Я этого не ожидал, но, видимо, профессиональная этика требовала от него, чтобы он снимал драгоценности только в присутствии свидетеля. Я стоял рядом, когда он откинул стеганое одеяло и открылись окостеневшие синие пальцы покойницы, а там, где задралась рубашка, и худые, как щепки, ноги. Он снял с нее кольцо и отдал его мне, а потом приподнял ей голову, чтобы вынуть серьги из ушей. Но одному ему было не справиться, и я подержал ей голову, пока он занимался серьгами. «Жемчуг тоже», — сказал я, и он перевернул ожерелье на шее так, чтобы застежка оказалась спереди. Только она никак не расстегивалась. Он долго и тщетно старался расстегнуть ее своими огромными пальцами циркового силача, а я все это время ощущал тяжесть ее головы на своей ладони. Я никогда не чувствовал себя с ней легко и непринужденно, так что, пожалуй, это был наш самый тесный контакт за все время знакомства. Голова мертвой показалась мне очень тяжелой. Она настолько мертва, подумал я, что это уже становится невыносимым. Наконец я попробовал взломать эту проклятую застежку сам, провозился с ней еще несколько минут, и мы, поняв, что открыть не удастся, стащили, как могли, ожерелье через голову, хотя оно было довольно тесное.

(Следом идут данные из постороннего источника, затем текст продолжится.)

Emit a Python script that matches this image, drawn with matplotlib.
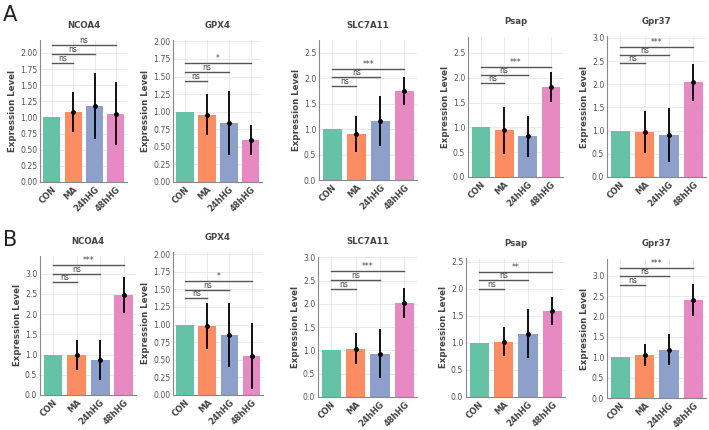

Выходя, я очень старался не споткнуться о его черные коробки. «Ну хорошо, — сказал я ему, — я вернусь через полтора часа». — «Вам лучше сначала позвонить, сэр», — сказал он. «А вы оставите ее так, как она лежит сейчас?» — «Да, сэр». Взглянув на окно, выходившее в сад Неда и на окна домов напротив, он спросил: «А им оттуда не будет видно, сэр?» Я вдруг встревожился: оставить эту еще привлекательную сорокапятилетнюю женщину наедине с ним, даже мертвую… Но о том, о чем я подумал, просто нельзя думать, решил я и сказал ему: «Лучше задерните занавески на всякий случай». Занавески были новые, подарок на день рождения от Никки, купленный год назад. Их повесили только в последнюю неделю болезни. Мать настаивала на том, что ей не нужны новые занавески, отказывалась даже развернуть их, и приняла их только тогда, когда Никки, сидя у одра умирающей, сказала ей, что они обошлись ей меньше, чем в десять фунтов.